Carlos Monsiváis
No tengo la menor idea acerca de los motivos o azares de los encuentros, aparentemente fortuitos, que tuve a lo largo de varios años con Carlos Monsiváis.
Cada vez que viajaba de Tampico a la capital del país me topaba en la calle o en alguna cafetería con el escritor.
En alguna ocasión lo encontré platicando con los amigos en la desaparecida Casa de Té “Auseba” de la calle de Hamburgo, el corazón de la Zona Rosa, a la que acudía con frecuencia a pasar el rato mientras saboreaba un panecillo y tomaba café.
Otra coincidí con el autor de “Días de Guardar” en una tienda de antigüedades, también de la Zona Rosa, y una más a la entrada del Palacio de Bellas Artes.
También vi a este ideólogo de la izquierda en el Café La Habana de la esquina de Morelos y Bucareli, lo mismo que caminando a lo largo de la avenida Juárez, el Paseo de la Reforma, los rumbos la glorieta del Caballito, el monumento a Cristóbal Colón, y, por supuesto, cafeteando en el Sanborns de la Casa de los Azulejos.
El 2008 pensé que esta especie de karma, coincidencia o imponderable del destino, se interrumpiría.
Después de tres semanas de deambular de aquí para allá en la capital mexicana, de café en café, en conferencias magistrales, obras de teatro, exposiciones y conciertos en Bellas Artes, no vi al tal Monsi por ningún lado.
Pensé que estaría enfermo o que, acaso, se encontraba en el extranjero.
El último día de mi estancia en el Distrito Federal, sin embargo, se repitió el hecho inexplicable.
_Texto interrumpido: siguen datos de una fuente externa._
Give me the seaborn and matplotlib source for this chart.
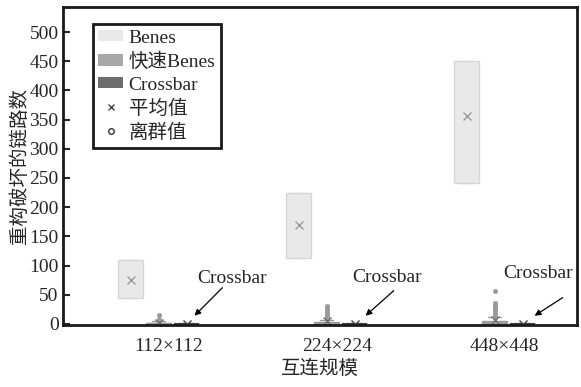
import numpy as np
import pandas as pd
import matplotlib
matplotlib.use("Agg")
import matplotlib.pyplot as plt
import seaborn as sns
from matplotlib.patches import Patch
from matplotlib.lines import Line2D

# Interconnect sizes and routing schemes
scales = ["112×112", "224×224", "448×448"]
methods = ["Benes", "快速Benes", "Crossbar"]

# Broken links after reconfiguration, per scheme and size
benes_112 = [45, 45, 65, 110, 110]
benes_224 = [113, 113, 174, 225, 225]
benes_448 = [242, 242, 399, 451, 451]

fast_112 = [0, 0, 0, 0, 0, 0, 0, 0, 0, 0, 1, 1, 1, 1, 1, 1, 2, 2, 2, 2,
            3, 3, 3, 5, 8, 16]
fast_224 = [0, 0, 0, 0, 0, 0, 0, 0, 0, 0, 0, 0, 1, 1, 1, 1, 1, 1, 1, 1,
            2, 2, 2, 2, 2, 2, 3, 3, 3, 3, 6, 9, 12, 15, 18, 21, 24, 27, 30]
fast_448 = [0, 0, 0, 0, 0, 0, 0, 0, 0, 0, 0, 0, 0, 0, 1, 1, 1, 1, 1, 1,
            1, 1, 2, 2, 2, 2, 2, 2, 3, 3, 3, 3, 8, 11, 14, 17, 20, 23, 26,
            29, 32, 35, 56]

crossbar_112 = [0, 0, 0, 0, 0]
crossbar_224 = [0, 0, 0, 0, 0]
crossbar_448 = [0, 0, 0, 0, 0]

series = {
    "Benes": [benes_112, benes_224, benes_448],
    "快速Benes": [fast_112, fast_224, fast_448],
    "Crossbar": [crossbar_112, crossbar_224, crossbar_448],
}
rows = []
for method, per_scale in series.items():
    for scale, values in zip(scales, per_scale):
        rows += [{"scale": scale, "method": method, "value": v} for v in values]
df = pd.DataFrame(rows)

palette = {"Benes": "#e9e9e9", "快速Benes": "#a8a8a8", "Crossbar": "#6d6d6d"}
edge = {"Benes": "#d6d6d6", "快速Benes": "#9a9a9a", "Crossbar": "#3c3c3c"}
mean_color = {"Benes": "#9a9a9a", "快速Benes": "#707070", "Crossbar": "#404040"}

sns.set_theme(style="ticks")
plt.rcParams["font.family"] = ["Liberation Serif", "Noto Sans CJK SC"]
plt.rcParams["axes.unicode_minus"] = False

fig, ax = plt.subplots(figsize=(5.81, 3.87), dpi=100)
fig.subplots_adjust(left=0.108, right=0.993, top=0.982, bottom=0.160)

for m in methods:
    sns.boxplot(
        data=df[df["method"] == m], x="scale", y="value", hue="method",
        order=scales, hue_order=methods, palette=palette, dodge=True,
        width=0.5, gap=0.1, linecolor=edge[m],
        linewidth=1.5 if m == "Crossbar" else 1,
        showmeans=True,
        meanprops=dict(marker="x", markeredgecolor=mean_color[m],
                       markerfacecolor=mean_color[m], markersize=6,
                       markeredgewidth=1),
        medianprops=dict(linewidth=0 if m == "Benes" else 1),
        flierprops=dict(marker="o", markersize=3, markerfacecolor="#9a9a9a",
                        markeredgecolor="#9a9a9a", markeredgewidth=0.5),
        legend=False, ax=ax,
    )

ax.set_ylim(-2, 543)
ax.set_yticks(np.arange(0, 501, 50))
ax.set_xlim(-0.57, 2.49)
ax.set_xticks(np.arange(len(scales)) + 0.06, scales)
ax.tick_params(axis="y", direction="in", length=5, width=1.5, labelsize=14, pad=3)
ax.tick_params(axis="x", length=0, labelsize=14, pad=9)
for s in ax.spines.values():
    s.set_visible(True)
    s.set_linewidth(2)
    s.set_color("#1a1a1a")

ax.set_xlabel("互连规模", fontsize=14, labelpad=4)
ax.set_ylabel("重构破坏的链路数", fontsize=14, labelpad=0)

# Callouts pointing at the Crossbar means
text_pos = [(0.44, 78), (1.36, 79), (2.26, 87)]
tail_pos = [(0.38, 62), (1.40, 57), (2.405, 45)]
tip_pos = [(0.214, 14), (1.232, 14), (2.238, 14)]
for (tx, ty), (sx, sy), (px, py) in zip(text_pos, tail_pos, tip_pos):
    ax.text(tx, ty, "Crossbar", ha="center", va="center", fontsize=14)
    ax.annotate("", xy=(px, py), xytext=(sx, sy),
                arrowprops=dict(arrowstyle="-|>", color="black", lw=0.9,
                                mutation_scale=9, shrinkA=0, shrinkB=0))

handles = [Patch(facecolor=palette[m], edgecolor="none", label=m) for m in methods]
handles += [
    Line2D([], [], ls="", marker="x", color="#333333", markersize=5,
           markeredgewidth=0.9, label="平均值"),
    Line2D([], [], ls="", marker="o", markerfacecolor="none",
           markeredgecolor="#333333", markersize=4, label="离群值"),
]
leg = ax.legend(handles=handles, loc="upper left", bbox_to_anchor=(0.058, 0.947),
                borderaxespad=0, fancybox=False, framealpha=1, edgecolor="#1a1a1a",
                fontsize=14, handlelength=1.25, handleheight=0.5,
                handletextpad=0.3, labelspacing=0.3, borderpad=0.3)
leg.get_frame().set_linewidth(2)

fig.savefig("out.png", dpi=100)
Cuando cruzaba de la acera de la Torre Latinoamericana a la de Sanborns para echarme el café de la despedida del restaurante adquirido por Carlos Slim casi me tropecé con el filoso crítico de los hombres y las mujeres del poder a mitad de la calle Madero, que estaba cerrada a la circulación vehicular.
El popular vecino de la Colonia Portales llevaba bajo el brazo un libro y el periódico “La Jornada” en el otro.
A diferencia de ocasiones anteriores, en las que me limité a consignar el suceso, esta vez lo detuve para saludarlo y contarle brevemente el detalle, que le pareció interesante. Incluso, me facilitó el número de su teléfono móvil para analizar el tema en cualquier ocasión, que, desafortunadamente, no se concretó.
Seguramente me habría ayudado a desentrañar el misterio o habría dado pie a una charla de índole existencial.
Conocí a Monsiváis en Tampico a mediados de 1969. Invitado por una agrupación de masones y la sociedad de alumnos de la Facultad de Derecho y Ciencias Sociales de la Universidad Autónoma de Tamaulipas, el escritor sustentó una conferencia en el Salón del Cabildo del Palacio Municipal.
Reciente aun la represión de estudiantes de 1968, gran parte de la plática y de la sección de preguntas y respuestas que tuvo lugar al termino de ella giraron en torno al Movimiento Estudiantil y a la matanza de Tlatelolco, perpetrada por el Gobierno represor del Presidente Gustavo Díaz Ordaz.
Al término de la charla, el escritor y un grupo de estudiantes universitarios, el dirigente de la lucha por la autonomía de la UAT, Héctor Domínguez Mendoza, Mariano Reyes González y yo entre ellos, fuimos a parar al “Tropicana”, una cantina de la calle César López de Lara, en la protagonizamos una velada que resultó inolvidable.
En ese tiempo solo había leído de Monsiváis una mini autobiografía que terminaba con la frase” Tengo 28 años y no conozco Europa”.
Luego leí el citado “Días de Guardar” y hace menos de una año rematé con Amor Perdido y Herencias Ocultas, sin que me faltaran las colaboraciones semanales de La Jornada y Proceso. Tampoco sus opiniones en Televisa y especialmente la columna “Por Mi Madre Bohemios”, que no me perdía.
A fines del 2009 un amigo del Distrito Federal me dijo que el escritor sufría serios problemas de salud que a la postre le costaron la vida. Hoy que ya no está en el mundo, sigo recordando al cronista en aquella película “Los Caifanes”, dirigida por Juan Ibañez con guion de Carlos Fuentes, de 1966, en la que Monsiváis aparece fugazmente, disfrazado de Santa Claus, cantando, ebrio, el “¡Oh María!”.